In de middeleeuwen domineerde de kerk de samenleving en was het leven georganiseerd rond de grote christelijke feesten. De gelovigen gingen op zondag naar de mis en luisterden naar preken. Maar in een tijd waarin de meerderheid van de bevolking analfabeet was en geen Latijn verstond, werd het christendom onderwezen door middel van beelden. Dus werden de belangrijkste episodes uit het leven van Christus en de Maagd Maria gebeeldhouwd op de portalen van kathedralen en kerken. De didactische bedoeling was duidelijk: de boodschap van God moest tot leven worden gebracht en de gelovigen moesten doordrongen worden van de lessen van de Kerk.
Sommige grote thema's werden voortdurend herhaald in de kathedralen: de Christus van het Laatste Oordeel, zoals in Saint-Denis of Laon, die het einde der tijden en de wederopstanding aankondigt, of de Kroning van de Maagd, zoals in Parijs of Senlis, die al aan het einde van de 12e eeuw verscheen.

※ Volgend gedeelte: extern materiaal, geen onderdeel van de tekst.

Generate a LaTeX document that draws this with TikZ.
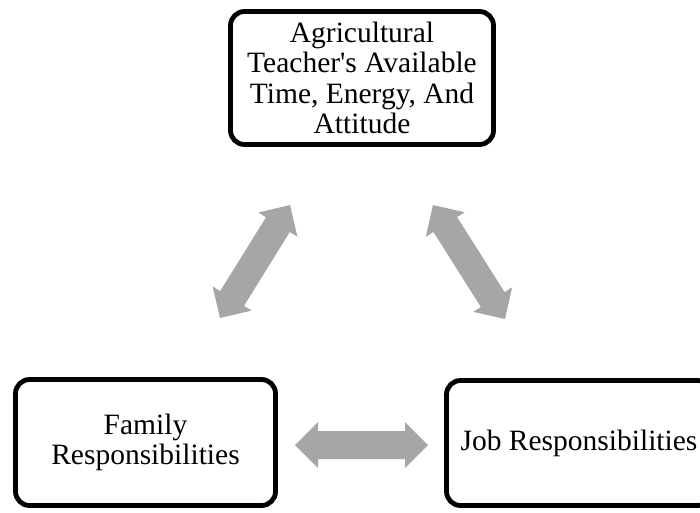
\documentclass[tikz,border=0pt]{standalone}
\usepackage{fontspec}
\setmainfont{Liberation Serif}
\definecolor{arrowgray}{HTML}{A6A6A6}
\newcommand{\blockarrow}[3]{%
\begin{scope}[shift={#1},rotate=#2]
\fill[arrowgray] (0,0) -- (23,23) -- (23,14) -- (#3-23,14) -- (#3-23,23) -- (#3,0)
  -- (#3-23,-23) -- (#3-23,-14) -- (23,-14) -- (23,-23) -- cycle;
\end{scope}}
\begin{document}
\begin{tikzpicture}[x=1pt,y=1pt,
  box/.style={draw=black, line width=4.8pt, rounded corners=14pt, inner sep=0pt,
    align=center, font=\fontsize{29.5}{30.5}\selectfont, fill=white}]
\useasboundingbox (0,0) rectangle (700,-512);
\clip (0,0) rectangle (700,-512);
\node[box, minimum width=263pt, minimum height=133pt] (top) at (362,-78)
  {Agricultural\\Teacher\textquotesingle s Available\\Time, Energy, And\\Attitude};
\node[box, minimum width=260pt, minimum height=126pt] (family) at (145.5,-442.5)
  {Family\\Responsibilities};
\node[box, minimum width=265pt, minimum height=125pt] (job) at (579,-443)
  {Job Responsibilities};
\coordinate (a1) at (220,-318);
\coordinate (a2) at (505,-319);
\coordinate (a3) at (295,-445);
\blockarrow{(a1)}{58.2}{132.9}
\blockarrow{(a2)}{122.3}{134.8}
\blockarrow{(a3)}{0}{133}
\end{tikzpicture}
\end{document}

Hoewel religieuze beeldhouwkunst haar hoogtepunt bereikte in het begin van de 13e eeuw, was het geen uitvinding van de gotische architectuur. Het bestond al in de Romaanse kunst. Maar wat nieuw was in de 12e eeuw, was dat religie menselijker werd en de angsten van het jaar 1000 achter zich liet. Beeldhouwkunst verzachtte het gezicht van Christus, associeerde de Maagd met haar Zoon en wijdde de komst van een gepacificeerd christendom in.